▶ _TASK DIRECTIONS_
Leave out any picture and return the remaining listing below exactly as given.

▶ _DATA_

--

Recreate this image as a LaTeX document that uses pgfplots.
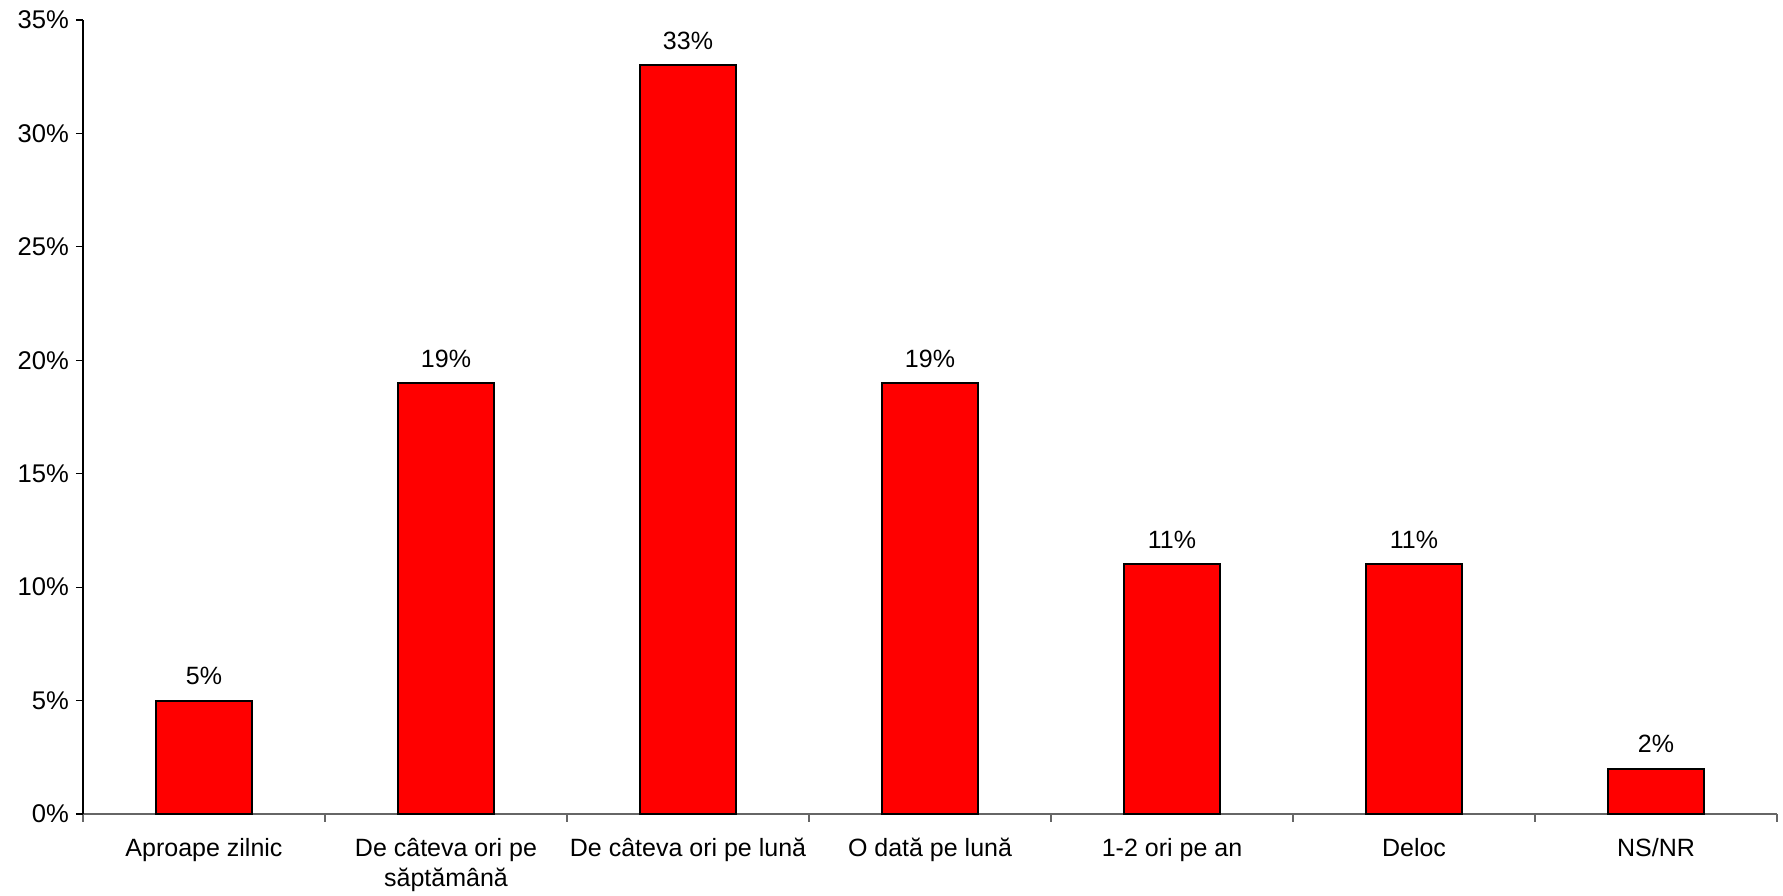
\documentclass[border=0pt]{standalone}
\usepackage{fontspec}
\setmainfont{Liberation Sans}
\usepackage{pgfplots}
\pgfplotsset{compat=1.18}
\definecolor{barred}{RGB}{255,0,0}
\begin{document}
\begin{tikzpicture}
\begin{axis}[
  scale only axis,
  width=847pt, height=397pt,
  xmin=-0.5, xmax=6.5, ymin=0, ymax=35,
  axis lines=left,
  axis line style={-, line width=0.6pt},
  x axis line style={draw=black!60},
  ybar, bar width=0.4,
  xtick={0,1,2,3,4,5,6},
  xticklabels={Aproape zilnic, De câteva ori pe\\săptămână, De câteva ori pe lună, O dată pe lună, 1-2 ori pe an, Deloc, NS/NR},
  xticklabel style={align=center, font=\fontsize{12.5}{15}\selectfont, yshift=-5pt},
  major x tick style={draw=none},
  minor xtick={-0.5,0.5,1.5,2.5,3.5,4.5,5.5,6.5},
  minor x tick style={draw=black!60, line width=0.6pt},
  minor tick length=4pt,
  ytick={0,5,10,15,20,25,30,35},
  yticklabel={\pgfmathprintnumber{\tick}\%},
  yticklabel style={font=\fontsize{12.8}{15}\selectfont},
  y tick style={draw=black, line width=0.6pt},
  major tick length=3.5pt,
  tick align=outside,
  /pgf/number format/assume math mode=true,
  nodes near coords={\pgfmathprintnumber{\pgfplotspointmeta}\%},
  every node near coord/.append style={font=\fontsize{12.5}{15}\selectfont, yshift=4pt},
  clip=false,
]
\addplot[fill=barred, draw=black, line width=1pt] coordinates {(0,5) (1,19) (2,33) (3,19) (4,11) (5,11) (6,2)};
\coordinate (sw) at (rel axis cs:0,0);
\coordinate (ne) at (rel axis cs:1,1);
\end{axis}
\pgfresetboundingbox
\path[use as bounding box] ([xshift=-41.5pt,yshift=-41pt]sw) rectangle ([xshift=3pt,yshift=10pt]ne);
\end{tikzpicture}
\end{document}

--

▶ _RESULT OF THE TASK_
Recreate this image as a LaTeX document that uses pgfplots.
\documentclass[border=0pt]{standalone}
\usepackage{fontspec}
\setmainfont{Liberation Sans}
\usepackage{pgfplots}
\pgfplotsset{compat=1.18}
\definecolor{barred}{RGB}{255,0,0}
\begin{document}
\begin{tikzpicture}
\begin{axis}[
  scale only axis,
  width=847pt, height=397pt,
  xmin=-0.5, xmax=6.5, ymin=0, ymax=35,
  axis lines=left,
  axis line style={-, line width=0.6pt},
  x axis line style={draw=black!60},
  ybar, bar width=0.4,
  xtick={0,1,2,3,4,5,6},
  xticklabels={Aproape zilnic, De câteva ori pe\\săptămână, De câteva ori pe lună, O dată pe lună, 1-2 ori pe an, Deloc, NS/NR},
  xticklabel style={align=center, font=\fontsize{12.5}{15}\selectfont, yshift=-5pt},
  major x tick style={draw=none},
  minor xtick={-0.5,0.5,1.5,2.5,3.5,4.5,5.5,6.5},
  minor x tick style={draw=black!60, line width=0.6pt},
  minor tick length=4pt,
  ytick={0,5,10,15,20,25,30,35},
  yticklabel={\pgfmathprintnumber{\tick}\%},
  yticklabel style={font=\fontsize{12.8}{15}\selectfont},
  y tick style={draw=black, line width=0.6pt},
  major tick length=3.5pt,
  tick align=outside,
  /pgf/number format/assume math mode=true,
  nodes near coords={\pgfmathprintnumber{\pgfplotspointmeta}\%},
  every node near coord/.append style={font=\fontsize{12.5}{15}\selectfont, yshift=4pt},
  clip=false,
]
\addplot[fill=barred, draw=black, line width=1pt] coordinates {(0,5) (1,19) (2,33) (3,19) (4,11) (5,11) (6,2)};
\coordinate (sw) at (rel axis cs:0,0);
\coordinate (ne) at (rel axis cs:1,1);
\end{axis}
\pgfresetboundingbox
\path[use as bounding box] ([xshift=-41.5pt,yshift=-41pt]sw) rectangle ([xshift=3pt,yshift=10pt]ne);
\end{tikzpicture}
\end{document}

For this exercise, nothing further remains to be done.